BRIDGEPORT, Pa. — During the 2019 Memorial Day Weekend, the Collegiate Water Polo Association (CWPA) will highlight water polo athletes who served their country during time of war.
First on the list is United States Navy Rear Admiral Emmet O’Beirne.
Born in New Orleans, La., O’Beirne and his parents moved to Elgin, Ill. when he was an infant. It was there he attended public schools and completed high school in 1925. After a year at Severn School, a prep school in Maryland, O’Beirne entered the United States Naval Academy in Annapolis, Md.
At Annapolis, he was on both the swimming and water polo teams. During his first class year, he was captain of the varsity water polo team and a midshipman company commander. Upon graduation from Annapolis in 1930, he was commissioned an ensign in the U.S. Navy and completed flight training at Pensacola, Fla., to become a naval aviator.
He then served in several aircraft squadrons and aircraft carriers, attended the Naval Postgraduate School and spent a graduate year at the Massachusetts Institute of Technology (MIT) where he earned a Masters degree in Aeronautical Engineering.
O’Beirne was executive officer of Patrol Squadron 21 based at Pearl Harbor when the Japanese attacked in 1941. A few months later, he flew to Australia with the squadron but soon after his arrival was assigned as Executive Officer on the staff of Rear Admiral Daniel Callaghan on the cruiser USS San Francisco.
During the battle of Guadalcanal, the San Francisco came under heavy Japanese gunfire. Every person on the flag bridge and the admiral were killed except for O’Beirne due to a direct hit from a Japanese battleship. A monument to the crew of the USS San Francisco (including part of the ship’s bridge) stands today in Lands End, San Francisco.
After a long hospitalization with severe wounds, O’Beirne returned to the Western Pacific as executive officer of the aircraft carrier USS Sangamon only to have ship hit by a Japanese kamikaze attack in May 1945 and knocked out of the war for the remaining months.
After World War II, O’Beime participated in the Korean War as commanding officer of another aircraft carrier, USS Bairoko. He later commanded the carrier USS Yorktown and the Naval Air Station Pensacola.
After promotion to Rear Admiral, he commanded Carrier Division 20 and the Field Command, Defense Atomic Support Agency in Albuquerque, N.M. On December 1, 1964, he retired from active duly as a Rear Admiral.

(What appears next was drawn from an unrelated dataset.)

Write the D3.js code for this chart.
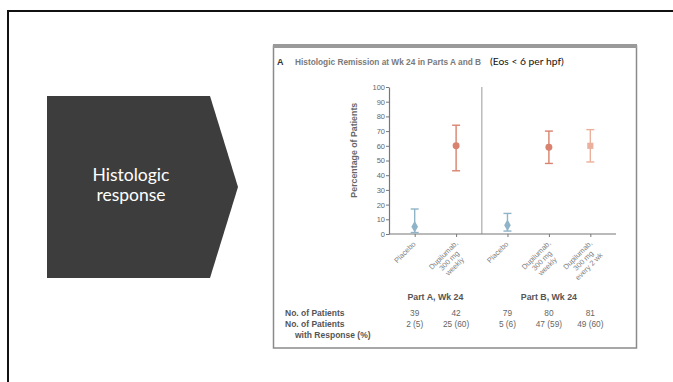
<!DOCTYPE html>
<html><head><meta charset="utf-8">
<script src="https://cdn.jsdelivr.net/npm/d3@7"></script>
<style>body{margin:0;background:#fff}svg{display:block}</style>
</head><body>
<svg id="c" width="673" height="382"></svg>
<script>
// ---- data ----
const groups = ["Part A, Wk 24", "Part B, Wk 24"];
const categoryGroup = ["Part A, Wk 24", "Part A, Wk 24", "Part B, Wk 24", "Part B, Wk 24", "Part B, Wk 24"];
const categoryLines = [["Placebo"], ["Dupilumab,", "300 mg", "weekly"], ["Placebo"], ["Dupilumab,", "300 mg", "weekly"], ["Dupilumab,", "300 mg", "every 2 wk"]];
const pctValues = [5, 60, 6, 59, 60];
const ciLower = [1, 43, 2, 48, 49];
const ciUpper = [17, 74, 14, 70, 71];
const markerShapes = ["diamond", "circle", "diamond", "circle", "square"];
const markerColors = ["#8fb3c8", "#d9826f", "#8fb3c8", "#d9826f", "#ebb09c"];
const nPatients = ["39", "42", "79", "80", "81"];
const nResponse = ["2 (5)", "25 (60)", "5 (6)", "47 (59)", "49 (60)"];
const yTicks = [0, 10, 20, 30, 40, 50, 60, 70, 80, 90, 100];
const slideLabel = ["Histologic", "response"];
const chartTitle = "Histologic Remission at Wk 24 in Parts A and B";
const chartSubtitle = "(Eos < 6 per hpf)";

const svg = d3.select("#c");
const chartFont = "'Liberation Sans', Arial, sans-serif";

// slide frame
svg.append("path").attr("d", "M8,382V11H673").attr("fill", "none").attr("stroke", "#111").attr("stroke-width", 2);

// pentagon
svg.append("path").attr("d", "M47,96H210L238,187L210,278H47Z").attr("fill", "#3d3d3d");
svg.append("text").attr("y", 181).attr("text-anchor", "middle")
  .attr("font-family", "Lato, 'Open Sans', sans-serif").attr("font-size", 17.5).attr("fill", "#fff")
  .selectAll("tspan").data(slideLabel).join("tspan")
  .attr("x", 131).attr("dy", (d, i) => i ? 20 : 0).text(d => d);

// image box
svg.append("rect").attr("x", 273.5).attr("y", 46).attr("width", 363).attr("height", 302)
  .attr("fill", "#fff").attr("stroke", "#8a8a8a").attr("stroke-width", 1.5);
svg.append("line").attr("x1", 273).attr("x2", 637).attr("y1", 46).attr("y2", 46)
  .attr("stroke", "#9a9a9a").attr("stroke-width", 4);

// title
const t = svg.append("text").attr("x", 277).attr("y", 65).attr("font-family", chartFont);
t.append("tspan").attr("font-weight", "bold").attr("font-size", 9).attr("fill", "#333").text("A");
t.append("tspan").attr("x", 295).attr("font-weight", "bold").attr("font-size", 8.3).attr("fill", "#7a7a7a").text(chartTitle);
t.append("tspan").attr("x", 490).attr("font-family", "Lato, sans-serif").attr("font-size", 10.3).attr("fill", "#111").text(chartSubtitle);

// scales
const y = d3.scaleLinear().domain([0, 100]).range([234, 87]);
const xLeft = 389, xRight = 616;
const pad = 0.62;
const counts = groups.map(g => categoryGroup.filter(c => c === g).length);
const widths = counts.map(n => n - 1 + 2 * pad);
const outer = d3.scaleLinear().domain([0, d3.sum(widths)]).range([xLeft, xRight]);
const starts = d3.cumsum([0, ...widths]);
const inner = groups.map((g, gi) => d3.scalePoint()
  .domain(d3.range(counts[gi]))
  .range([outer(starts[gi]), outer(starts[gi + 1])]).padding(pad));
const xPos = categoryGroup.map((g, i) => {
  const gi = groups.indexOf(g);
  const k = categoryGroup.slice(0, i).filter(c => c === g).length;
  return inner[gi](k);
});

const axisColor = "#777";
// y axis
const ya = svg.append("g").attr("transform", `translate(${xLeft},0)`)
  .call(d3.axisLeft(y).tickValues(yTicks).tickSize(3).tickSizeOuter(0));
ya.select(".domain").attr("stroke", axisColor).attr("stroke-width", 1.2);
ya.selectAll(".tick line").attr("stroke", axisColor);
ya.selectAll(".tick text").attr("font-family", chartFont).attr("font-size", 7.5).attr("fill", "#666").attr("x", -4);

svg.append("text").attr("transform", `translate(357,${y(57)}) rotate(-90)`).attr("text-anchor", "middle")
  .attr("font-family", chartFont).attr("font-size", 8.8).attr("font-weight", "bold").attr("fill", "#666")
  .text("Percentage of Patients");

// group separator
svg.append("line").attr("x1", outer(starts[1])).attr("x2", outer(starts[1]))
  .attr("y1", y(100)).attr("y2", y(0)).attr("stroke", "#bbb").attr("stroke-width", 1.5);

// x axis
svg.append("line").attr("x1", xLeft).attr("x2", xRight).attr("y1", y(0)).attr("y2", y(0))
  .attr("stroke", axisColor).attr("stroke-width", 1.2);
groups.forEach((g, gi) => {
  const ax = svg.append("g").attr("transform", `translate(0,${y(0)})`)
    .call(d3.axisBottom(inner[gi]).tickSize(3).tickSizeOuter(0).tickFormat(""));
  ax.select(".domain").remove();
  ax.selectAll(".tick line").attr("stroke", axisColor);
});

// rotated category labels (multi-line, centred)
xPos.forEach((x, i) => {
  const lines = categoryLines[i];
  const cx = lines.length > 1 ? -21 : -17;
  svg.append("text").attr("transform", `translate(${x},${y(0) + 4}) rotate(-45)`)
    .attr("text-anchor", "middle").attr("font-family", chartFont).attr("font-size", 7.4).attr("fill", "#808080")
    .selectAll("tspan").data(lines).join("tspan")
    .attr("x", cx).attr("y", (d, j) => 3 + j * 8).attr("dy", "0.35em").text(d => d);
});

// error bars & markers
const cap = 4;
xPos.forEach((x, i) => {
  const c = markerColors[i];
  const g = svg.append("g");
  g.append("line").attr("x1", x).attr("x2", x).attr("y1", y(ciLower[i])).attr("y2", y(ciUpper[i])).attr("stroke", c).attr("stroke-width", 1.4);
  [ciLower[i], ciUpper[i]].forEach(v => g.append("line").attr("x1", x - cap).attr("x2", x + cap)
    .attr("y1", y(v)).attr("y2", y(v)).attr("stroke", c).attr("stroke-width", 1.4));
  const sym = { diamond: d3.symbolDiamond, circle: d3.symbolCircle, square: d3.symbolSquare }[markerShapes[i]];
  g.append("path").attr("d", d3.symbol().type(sym).size(38)())
    .attr("transform", `translate(${x},${y(pctValues[i])})`).attr("fill", c);
});

// group labels
groups.forEach((g, gi) => {
  const dom = inner[gi].domain();
  const cx = (inner[gi](dom[0]) + inner[gi](dom[dom.length - 1])) / 2;
  svg.append("text").attr("x", cx).attr("y", 300).attr("text-anchor", "middle")
    .attr("font-family", chartFont).attr("font-size", 8.8).attr("font-weight", "bold").attr("fill", "#555").text(g);
});

// table
const rowLabels = [["No. of Patients", 285, 316], ["No. of Patients", 285, 327], ["with Response (%)", 295, 338]];
rowLabels.forEach(([s, x, yy]) => svg.append("text").attr("x", x).attr("y", yy)
  .attr("font-family", chartFont).attr("font-size", 8.5).attr("font-weight", "bold").attr("fill", "#555").text(s));
[nPatients, nResponse].forEach((row, ri) => {
  row.forEach((s, i) => svg.append("text").attr("x", xPos[i]).attr("y", ri ? 327 : 316).attr("text-anchor", "middle")
    .attr("font-family", chartFont).attr("font-size", 8.3).attr("fill", "#666").text(s));
});
</script>
</body></html>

During his wartime service, O’Beirne received the Navy Cross, two Legion of Merits, Bronze Star, Purple Heart, Presidential Unit Citation and the World War II, Korean and U.N. service medals plus numerous letters of commendation and Pacific campaign ribbons.
He passed away at the Coronado Convalescent Hospital in Coronado, Calif., in July 1990 at the age of 82.